[Entries with chart source code]
________

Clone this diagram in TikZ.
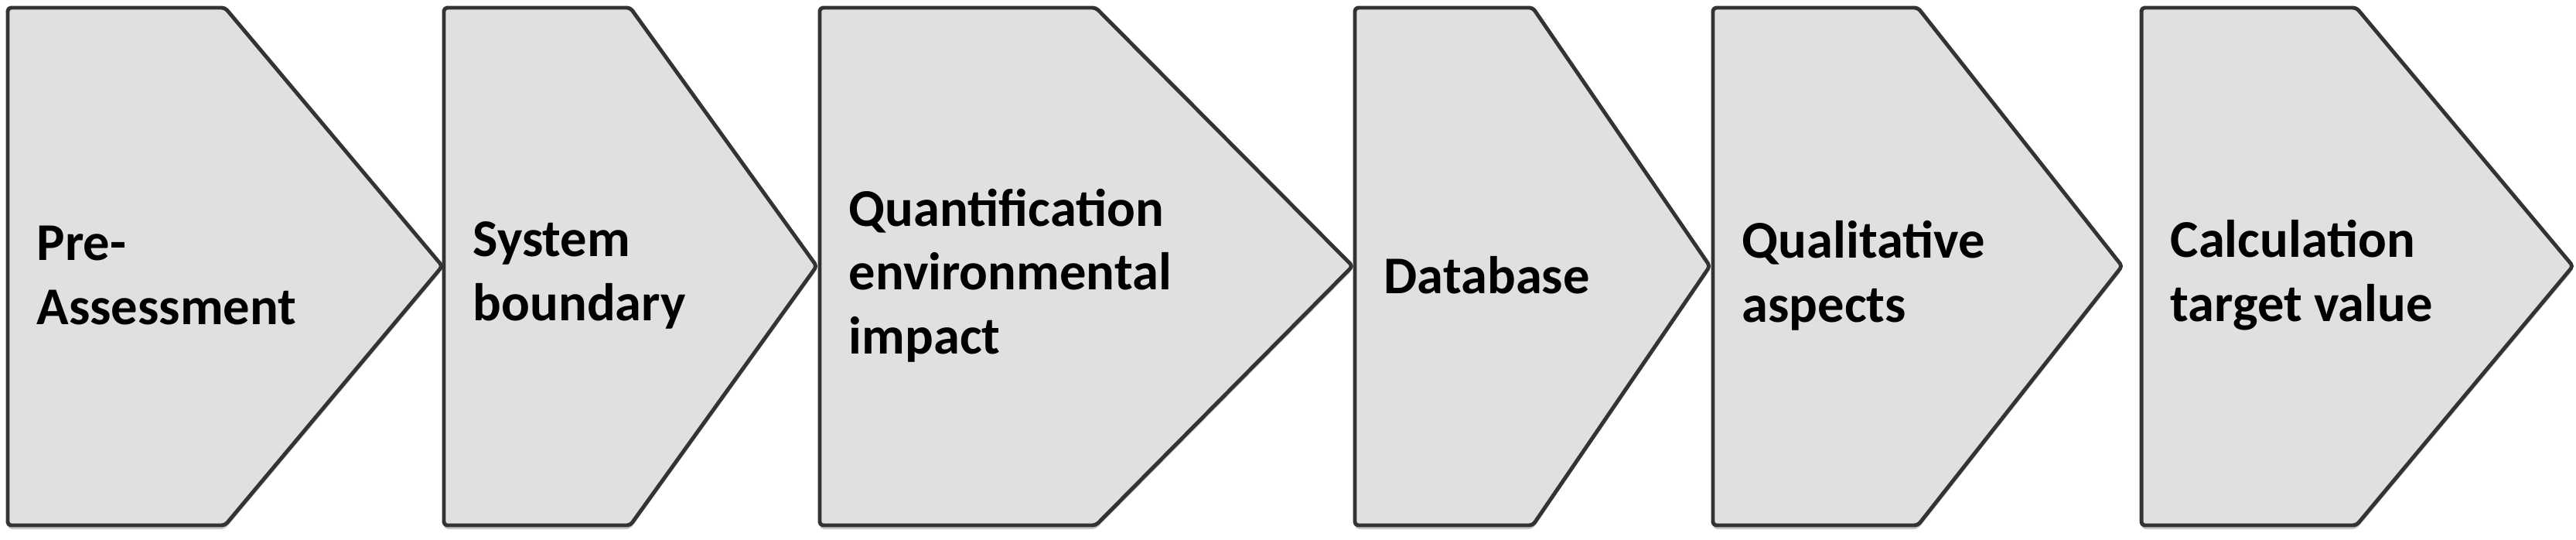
\documentclass[tikz,border=0pt]{standalone}
\usepackage{fontspec}
\setmainfont{Carlito}
\definecolor{chevfill}{HTML}{E0E0E0}
\definecolor{chevline}{HTML}{333333}
\tikzset{
  chev/.style={fill=chevfill, draw=chevline, line width=1.4pt, rounded corners=1.2pt, line join=round},
  chevshadow/.style={fill=black, opacity=0.22, rounded corners=1.5pt},
  lbl/.style={anchor=west, align=left, font=\bfseries\fontsize{19.5}{23.5}\selectfont, inner sep=0pt, text=black}
}
\begin{document}
\begin{tikzpicture}[x=0.01cm,y=-0.01cm]
\useasboundingbox (0,0) rectangle (3331,697);
\foreach \L/\R/\T/\nm/\txt in {
  10/291/572/pre/{Pre-\\Assessment},
  574/815/1056/sys/{System\\boundary},
  1060/1417/1749/qua/{Quantification\\environmental\\impact},
  1752/1982/2211/dat/{Database},
  2215/2480/2744/qual/{Qualitative\\aspects},
  2769/3047/3327/calc/{Calculation\\target value}}
{
  \fill[chevshadow, shift={(0,5)}] (\L,10) -- (\R,10) -- (\T,344) -- (\R,679) -- (\L,679) -- cycle;
  \draw[chev] (\L,10) -- (\R,10) -- (\T,344) -- (\R,679) -- (\L,679) -- cycle;
  \node[lbl] (\nm) at ({\L+37},356) {\txt};
}
\end{tikzpicture}
\end{document}
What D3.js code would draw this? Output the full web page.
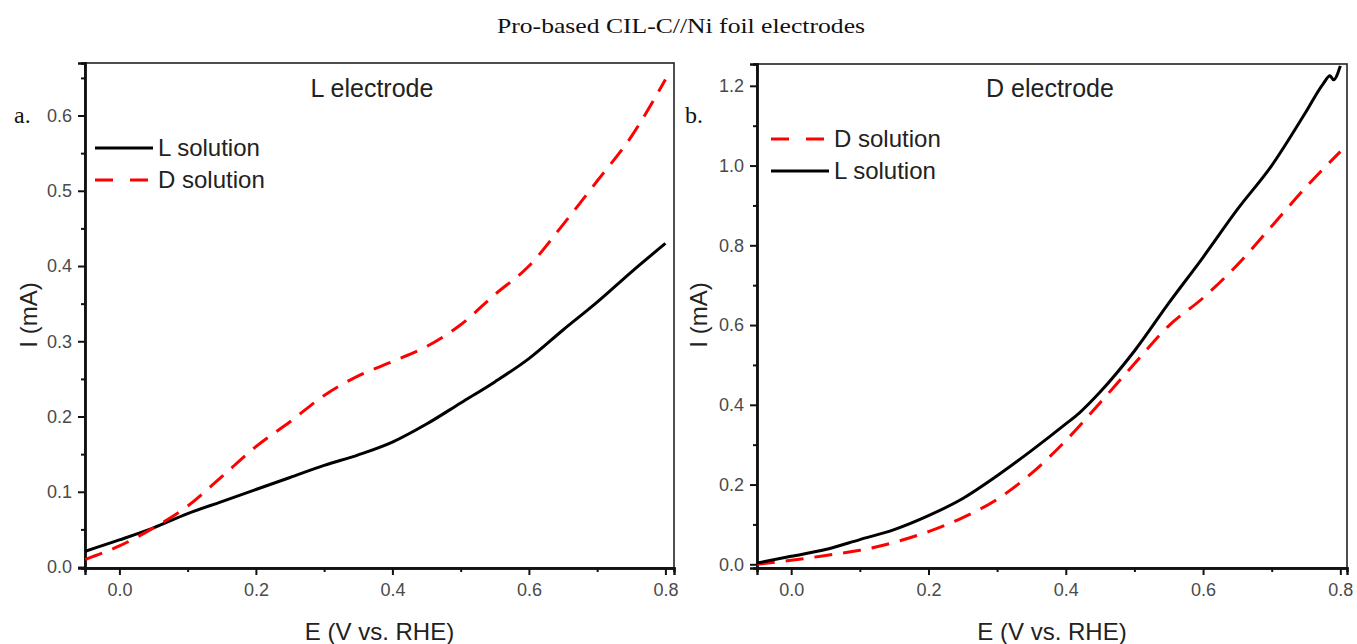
<!DOCTYPE html>
<html><head><meta charset="utf-8">
<script src="https://cdn.jsdelivr.net/npm/d3@7"></script>
<style>
body{margin:0;background:#fff;}
svg text{font-family:"Liberation Sans",Arial,sans-serif;}
</style></head>
<body><svg id="c" width="1357" height="644"></svg>
<script>
// ---- data ----
const voltage = [-0.05,0.0,0.05,0.1,0.15,0.2,0.25,0.3,0.35,0.4,0.45,0.5,0.55,0.6,0.65,0.7,0.75,0.8];
const leftL = [0.021,0.036,0.052,0.071,0.087,0.103,0.119,0.135,0.149,0.166,0.19,0.218,0.246,0.277,0.315,0.352,0.392,0.43];
const leftD = [0.010,0.028,0.052,0.081,0.120,0.160,0.193,0.228,0.254,0.273,0.293,0.322,0.362,0.400,0.455,0.513,0.572,0.648];
const voltageRL = [-0.05,0.0,0.05,0.1,0.15,0.2,0.25,0.3,0.35,0.4,0.42,0.45,0.5,0.55,0.6,0.65,0.7,0.75,0.775,0.785,0.79,0.8];
const rightL = [0.003,0.02,0.037,0.062,0.087,0.122,0.165,0.222,0.285,0.352,0.38,0.432,0.535,0.655,0.77,0.89,1.0,1.135,1.205,1.225,1.215,1.25];
const rightD = [0.0,0.01,0.022,0.035,0.055,0.082,0.117,0.163,0.228,0.31,0.405,0.503,0.598,0.668,0.751,0.848,0.946,1.035];
const xTicks = [0.0,0.2,0.4,0.6,0.8];
const xMinor = [0.1,0.3,0.5,0.7];
const yTicksL = [0.0,0.1,0.2,0.3,0.4,0.5,0.6];
const yMinorL = [0.05,0.15,0.25,0.35,0.45,0.55,0.65];
const yTicksR = [0.0,0.2,0.4,0.6,0.8,1.0,1.2];
const yMinorR = [0.1,0.3,0.5,0.7,0.9,1.1];

const svg = d3.select("#c");
svg.append("text").attr("x",681).attr("y",33).attr("text-anchor","middle")
  .style("font-family","'Liberation Serif',serif").style("font-size","21px").attr("fill","#111")
  .attr("textLength",368).attr("lengthAdjust","spacingAndGlyphs")
  .text("Pro-based CIL-C//Ni foil electrodes");

function panel(o){
  const g = svg.append("g");
  const x = d3.scaleLinear().domain(o.xd).range([o.x0,o.x1]);
  const y = d3.scaleLinear().domain(o.yd).range([o.y1,o.y0]);
  g.append("rect").attr("x",o.x0).attr("y",o.y0).attr("width",o.x1-o.x0).attr("height",o.y1-o.y0)
    .attr("fill","none").attr("stroke","#222").attr("stroke-width",1.6);
  const ax = g.append("g").attr("transform",`translate(0,${o.y1})`)
    .call(d3.axisBottom(x).tickValues(xTicks).tickFormat(d3.format(".1f")).tickSize(7).tickPadding(8));
  const axm = g.append("g").attr("transform",`translate(0,${o.y1})`)
    .call(d3.axisBottom(x).tickValues(xMinor).tickFormat("").tickSize(4));
  const ay = g.append("g").attr("transform",`translate(${o.x0},0)`)
    .call(d3.axisLeft(y).tickValues(o.yt).tickFormat(d3.format(".1f")).tickSize(7).tickPadding(6));
  const aym = g.append("g").attr("transform",`translate(${o.x0},0)`)
    .call(d3.axisLeft(y).tickValues(o.ym).tickFormat("").tickSize(4));
  [ax,axm,ay,aym].forEach(a=>{
    a.select(".domain").attr("stroke","#111").attr("stroke-width",2.4);
    a.selectAll(".tick line").attr("stroke","#111").attr("stroke-width",2);
    a.selectAll(".tick text").attr("fill","#4a4a4a").style("font-size","18px");
  });
  const clipId = "clip"+o.id;
  svg.append("clipPath").attr("id",clipId).append("rect")
    .attr("x",o.x0).attr("y",o.y0-2).attr("width",o.x1-o.x0).attr("height",o.y1-o.y0+2);
  const line = d3.line().x(d=>x(d[0])).y(d=>y(d[1])).curve(d3.curveMonotoneX);
  o.series.forEach(s=>{
    g.append("path").datum(d3.zip(s.xs,s.ys)).attr("d",line).attr("fill","none")
      .attr("stroke",s.color).attr("stroke-width",3).attr("clip-path",`url(#${clipId})`)
      .attr("stroke-dasharray",s.dash?"18,11":null);
  });
  o.series.forEach((s,i)=>{
    const ly = o.legY[i];
    g.append("line").attr("x1",o.legX).attr("x2",o.legX+58).attr("y1",ly).attr("y2",ly)
      .attr("stroke",s.color).attr("stroke-width",3.2).attr("stroke-dasharray",s.dash?"18,17":null);
    g.append("text").attr("x",o.legX+63).attr("y",ly+8).attr("fill","#222").style("font-size","24px").text(s.name);
  });
  g.append("text").attr("x",o.titleX).attr("y",97).attr("text-anchor","middle").attr("fill","#222")
    .style("font-size","25px").text(o.title);
  g.append("text").attr("x",(o.x0+o.x1)/2).attr("y",640).attr("text-anchor","middle").attr("fill","#222")
    .style("font-size","24px").text("E (V vs. RHE)");
  g.append("text").attr("transform",`translate(${o.yTitleX},${o.yTitleY}) rotate(-90)`).attr("text-anchor","middle")
    .attr("fill","#222").style("font-size","24px").text("I (mA)");
  g.append("text").attr("x",o.labX).attr("y",123).style("font-family","'Liberation Serif',serif")
    .style("font-size","24px").attr("fill","#111").text(o.lab);
}

panel({id:"a",x0:85,x1:674,y0:63,y1:568,xd:[-0.0504,0.8126],yd:[-0.0013,0.6698],
  yt:yTicksL,ym:yMinorL,title:"L electrode",titleX:372,yTitleX:37,yTitleY:315,labX:14,lab:"a.",
  legX:95,legY:[148,180],
  series:[{name:"L solution",xs:voltage,ys:leftL,color:"#000",dash:false},
          {name:"D solution",xs:voltage,ys:leftD,color:"#ff0000",dash:true}]});
panel({id:"b",x0:757,x1:1347,y0:64,y1:568,xd:[-0.0498,0.8097],yd:[-0.0093,1.2547],
  yt:yTicksR,ym:yMinorR,title:"D electrode",titleX:1050,yTitleX:707,yTitleY:315,labX:685,lab:"b.",
  legX:771,legY:[139,171],
  series:[{name:"D solution",xs:voltage,ys:rightD,color:"#ff0000",dash:true},
          {name:"L solution",xs:voltageRL,ys:rightL,color:"#000",dash:false}]});
</script></body></html>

________

Filter the records above for "this" and copy every matching line.

**Solution:**
Clone this diagram in TikZ.
What D3.js code would draw this? Output the full web page.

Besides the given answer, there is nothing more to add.